Lorsqu’on parle de peinture haïtienne, c’est souvent dans le but de déterminer un courant représentatif de l’authenticité esthétique haïtienne. Ainsi, pour André Breton, toute la peinture haïtienne s’explique par l’âme africaine qui habite les peintres, tandis que pour André Malraux, la peinture haïtienne se limite à deux courants, la peinture naïve et celle du vodou. Ces conceptions ont eu un impact décisif sur la réception internationale, voire nationale de la peinture haïtienne. Le public a mis du temps pour reconnaître et apprécier d’autres aspects de cet art, mais grâce à cette conception unitaire et à l’attraction touristique dont Haïti faisait l’objet, la peinture dite naïve a connu un succès commercial extraordinaire.

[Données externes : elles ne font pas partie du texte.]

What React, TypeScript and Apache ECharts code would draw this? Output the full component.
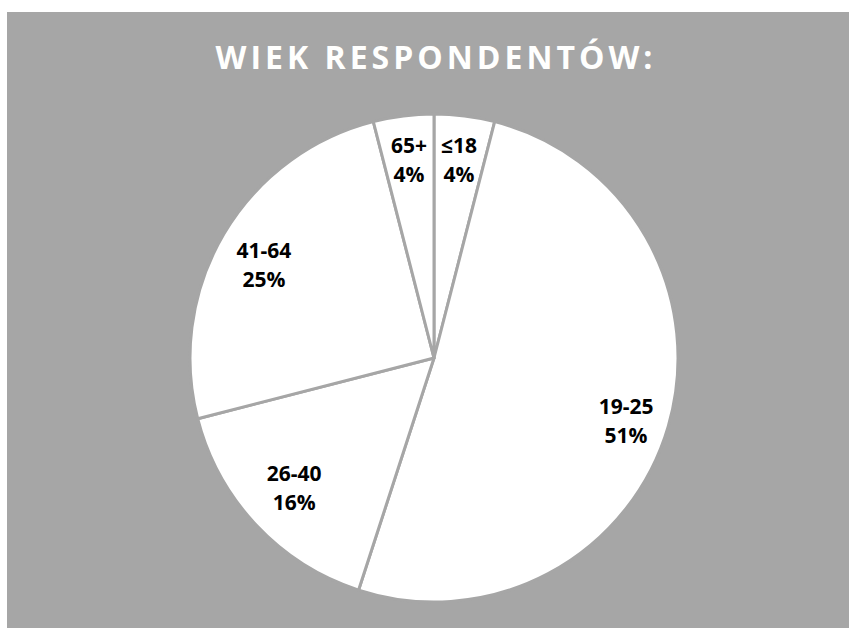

Ainsi, faire de la peinture était, dans les années 1950 à 1970, l’un des plus sûrs moyens de mobilité sociale. Il a fallu la publication de l’ouvrage de Michel Philippe Lerebours en 1989, Haïti et ses peintres. Souffrances et espoirs d’un peuple pour qu’émerge une pensée pluraliste de la peinture haïtienne. (Source : A. Calmont, Haïti entre permanences et ruptures, Ibis rouge éd.)